Lightweight microwave-absorbing epoxy–reticulated vitreous carbon foam composites manufactured by vacuum-assisted resin transfer moulding for structural application

Lightweight and mechanically strong sandwich panels are extensively used in the aerospace, defence and energy sectors. In this context, the present study aims to develop high-strength lightweight multifunctional composites using epoxy and reticulated vitreous carbon (RVC) foam. For this, epoxy-infiltrated RVC foams were prepared by the scalable vacuum-assisted resin transfer moulding (VARTM) technique.

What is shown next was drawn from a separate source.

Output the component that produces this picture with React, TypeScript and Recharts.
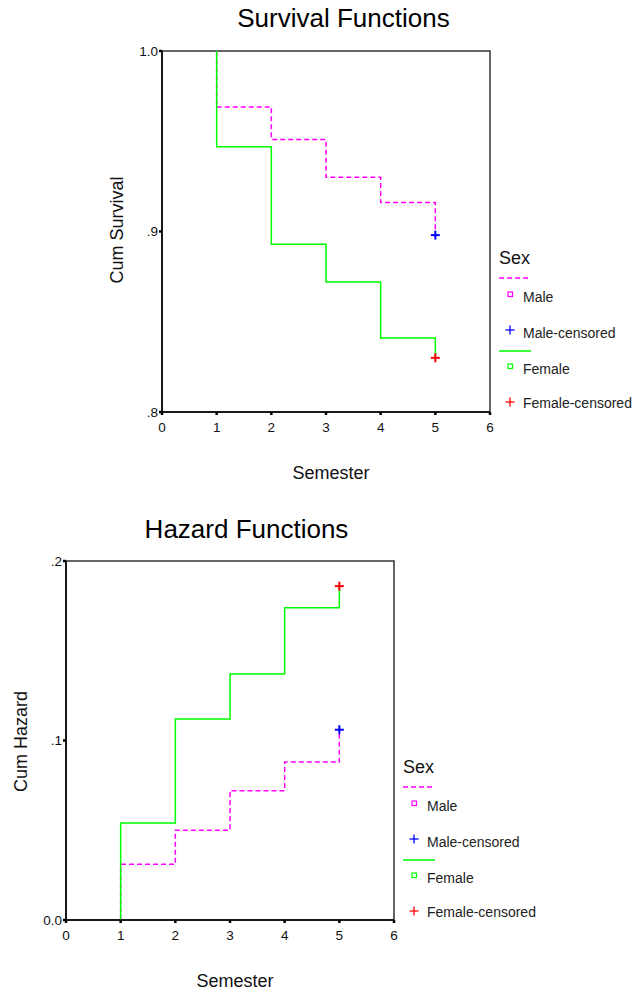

The complex porous structure of RVC foam, owing to its local variations in the density as well as open-cell content, entails variations in the compressive strength of the composite, making it a function of density and porosity. To rationalize the statistical variations in composites, the Weibull distribution was used to predict compressive properties, measured on a large number of specimens. The Weibull analysis revealed a regression coefficient of 0.98 and a characteristic strength of ~75.1 MPa. The average compressive strength and modulus of the epoxy–RVC foam composite were found to be 68.52 ± 16.03 and 1303.7 ± 141.63 MPa, respectively. Moreover, the flexural strength and modulus of these composites were found to be 33.6 ± 6.6 and 4.73 ± 2.6 GPa, respectively. In addition, the composites showed electromagnetic interference shielding effectiveness of >20 dB with absorption domination in X-band frequency. On account of its lightweight, promising microwave absorption and mechanical properties, epoxy–RVC foam composites are potential candidates as multifunctional core materials in sandwich panels.